● **Task description**: Transcribe the material exactly. Images do not belong in the copy.

● **Data shown**:
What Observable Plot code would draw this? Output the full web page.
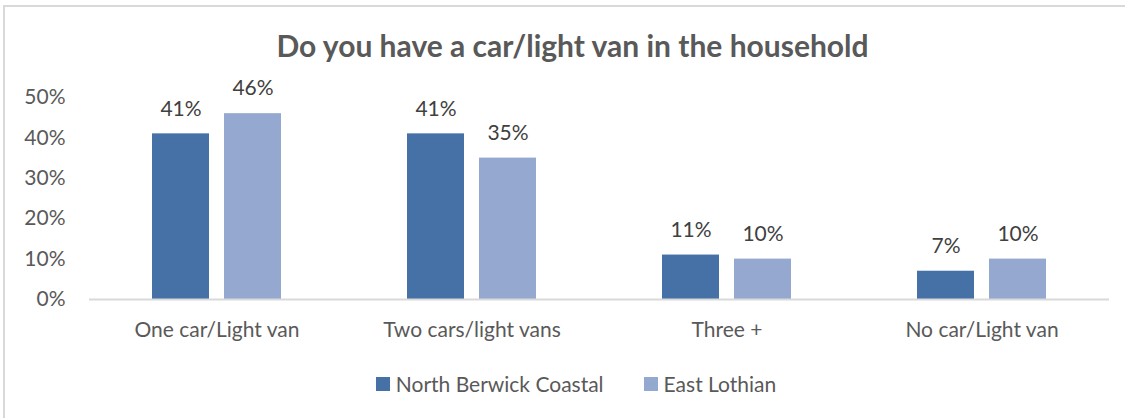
<!DOCTYPE html>
<html>
<head>
<meta charset="utf-8">
<script src="https://cdn.jsdelivr.net/npm/d3@7"></script>
<script src="https://cdn.jsdelivr.net/npm/@observablehq/plot@0.6"></script>
<style>
  html, body { margin: 0; padding: 0; background: #fff; }
  #wrap { position: relative; width: 1125px; height: 418px; overflow: hidden; font-family: Lato, "Open Sans", sans-serif; }
  #frame { position: absolute; left: 3px; top: 5px; width: 1140px; height: 430px; border: 2px solid #d9d9d9; box-sizing: border-box; }
  #title { position: absolute; left: 0; width: 1145px; top: 27px; text-align: center; font-weight: bold; font-size: 30px; line-height: 36px; color: #595959; }
  #chart { position: absolute; left: 0; top: 0; }
  #legend { position: absolute; left: 0; width: 1152px; top: 370px; text-align: center; font-size: 21px; line-height: 26px; color: #595959; }
  .item { display: inline-flex; align-items: center; margin: 0 20px; }
  .sw { width: 14px; height: 14px; display: inline-block; margin-right: 6px; }
</style>
</head>
<body>
<div id="wrap">
  <div id="frame"></div>
  <div id="title">Do you have a car/light van in the household</div>
  <div id="chart"></div>
  <div id="legend"></div>
</div>
<script>
const categories = ["One car/Light van", "Two cars/light vans", "Three +", "No car/Light van"];
const seriesNames = ["North Berwick Coastal", "East Lothian"];
const northBerwick = [0.41, 0.41, 0.11, 0.07];
const eastLothian = [0.46, 0.35, 0.10, 0.10];
const colors = ["#4571A7", "#95A9D0"];
const yTicks = [0, 0.1, 0.2, 0.3, 0.4, 0.5];

const data = [];
categories.forEach((c, i) => {
  data.push({category: c, series: seriesNames[0], value: northBerwick[i]});
  data.push({category: c, series: seriesNames[1], value: eastLothian[i]});
});

const fmt = d3.format(".0%");

const chart = Plot.plot({
  width: 1125,
  height: 418,
  marginTop: 97,
  marginBottom: 119,
  marginLeft: 88,
  marginRight: 15,
  style: {fontFamily: "Lato, 'Open Sans', sans-serif", fontSize: "21px", color: "#595959", background: "transparent", overflow: "visible"},
  fx: {domain: categories, padding: 0, label: null, axis: null},
  x: {domain: seriesNames, paddingInner: 0.207, paddingOuter: 0.866, axis: null},
  y: {domain: [0, 0.5], ticks: yTicks, label: null},
  color: {domain: seriesNames, range: colors},
  marks: [
    Plot.axisY({ticks: yTicks, tickFormat: fmt, tickSize: 0, tickPadding: 24, label: null, fill: "#595959", fontSize: 21}),
    Plot.axisFx({anchor: "bottom", tickSize: 0, tickPadding: 23, label: null, fill: "#595959", fontSize: 21}),
    Plot.barY(data, {fx: "category", x: "series", y: "value", fill: "series"}),
    Plot.ruleY([0], {stroke: "#d9d9d9", strokeWidth: 2}),
    Plot.text(data, {fx: "category", x: "series", y: "value", text: d => fmt(d.value), dy: -25, fill: "#404040", fontSize: 21})
  ]
});
document.getElementById("chart").appendChild(chart);

const legend = document.getElementById("legend");
seriesNames.forEach((s, i) => {
  const item = document.createElement("span");
  item.className = "item";
  const sw = document.createElement("span");
  sw.className = "sw";
  sw.style.background = colors[i];
  item.appendChild(sw);
  item.appendChild(document.createTextNode(s));
  legend.appendChild(item);
});
</script>
</body>
</html>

● **Problem solution**:
What Observable Plot code would draw this? Output the full web page.
<!DOCTYPE html>
<html>
<head>
<meta charset="utf-8">
<script src="https://cdn.jsdelivr.net/npm/d3@7"></script>
<script src="https://cdn.jsdelivr.net/npm/@observablehq/plot@0.6"></script>
<style>
  html, body { margin: 0; padding: 0; background: #fff; }
  #wrap { position: relative; width: 1125px; height: 418px; overflow: hidden; font-family: Lato, "Open Sans", sans-serif; }
  #frame { position: absolute; left: 3px; top: 5px; width: 1140px; height: 430px; border: 2px solid #d9d9d9; box-sizing: border-box; }
  #title { position: absolute; left: 0; width: 1145px; top: 27px; text-align: center; font-weight: bold; font-size: 30px; line-height: 36px; color: #595959; }
  #chart { position: absolute; left: 0; top: 0; }
  #legend { position: absolute; left: 0; width: 1152px; top: 370px; text-align: center; font-size: 21px; line-height: 26px; color: #595959; }
  .item { display: inline-flex; align-items: center; margin: 0 20px; }
  .sw { width: 14px; height: 14px; display: inline-block; margin-right: 6px; }
</style>
</head>
<body>
<div id="wrap">
  <div id="frame"></div>
  <div id="title">Do you have a car/light van in the household</div>
  <div id="chart"></div>
  <div id="legend"></div>
</div>
<script>
const categories = ["One car/Light van", "Two cars/light vans", "Three +", "No car/Light van"];
const seriesNames = ["North Berwick Coastal", "East Lothian"];
const northBerwick = [0.41, 0.41, 0.11, 0.07];
const eastLothian = [0.46, 0.35, 0.10, 0.10];
const colors = ["#4571A7", "#95A9D0"];
const yTicks = [0, 0.1, 0.2, 0.3, 0.4, 0.5];

const data = [];
categories.forEach((c, i) => {
  data.push({category: c, series: seriesNames[0], value: northBerwick[i]});
  data.push({category: c, series: seriesNames[1], value: eastLothian[i]});
});

const fmt = d3.format(".0%");

const chart = Plot.plot({
  width: 1125,
  height: 418,
  marginTop: 97,
  marginBottom: 119,
  marginLeft: 88,
  marginRight: 15,
  style: {fontFamily: "Lato, 'Open Sans', sans-serif", fontSize: "21px", color: "#595959", background: "transparent", overflow: "visible"},
  fx: {domain: categories, padding: 0, label: null, axis: null},
  x: {domain: seriesNames, paddingInner: 0.207, paddingOuter: 0.866, axis: null},
  y: {domain: [0, 0.5], ticks: yTicks, label: null},
  color: {domain: seriesNames, range: colors},
  marks: [
    Plot.axisY({ticks: yTicks, tickFormat: fmt, tickSize: 0, tickPadding: 24, label: null, fill: "#595959", fontSize: 21}),
    Plot.axisFx({anchor: "bottom", tickSize: 0, tickPadding: 23, label: null, fill: "#595959", fontSize: 21}),
    Plot.barY(data, {fx: "category", x: "series", y: "value", fill: "series"}),
    Plot.ruleY([0], {stroke: "#d9d9d9", strokeWidth: 2}),
    Plot.text(data, {fx: "category", x: "series", y: "value", text: d => fmt(d.value), dy: -25, fill: "#404040", fontSize: 21})
  ]
});
document.getElementById("chart").appendChild(chart);

const legend = document.getElementById("legend");
seriesNames.forEach((s, i) => {
  const item = document.createElement("span");
  item.className = "item";
  const sw = document.createElement("span");
  sw.className = "sw";
  sw.style.background = colors[i];
  item.appendChild(sw);
  item.appendChild(document.createTextNode(s));
  legend.appendChild(item);
});
</script>
</body>
</html>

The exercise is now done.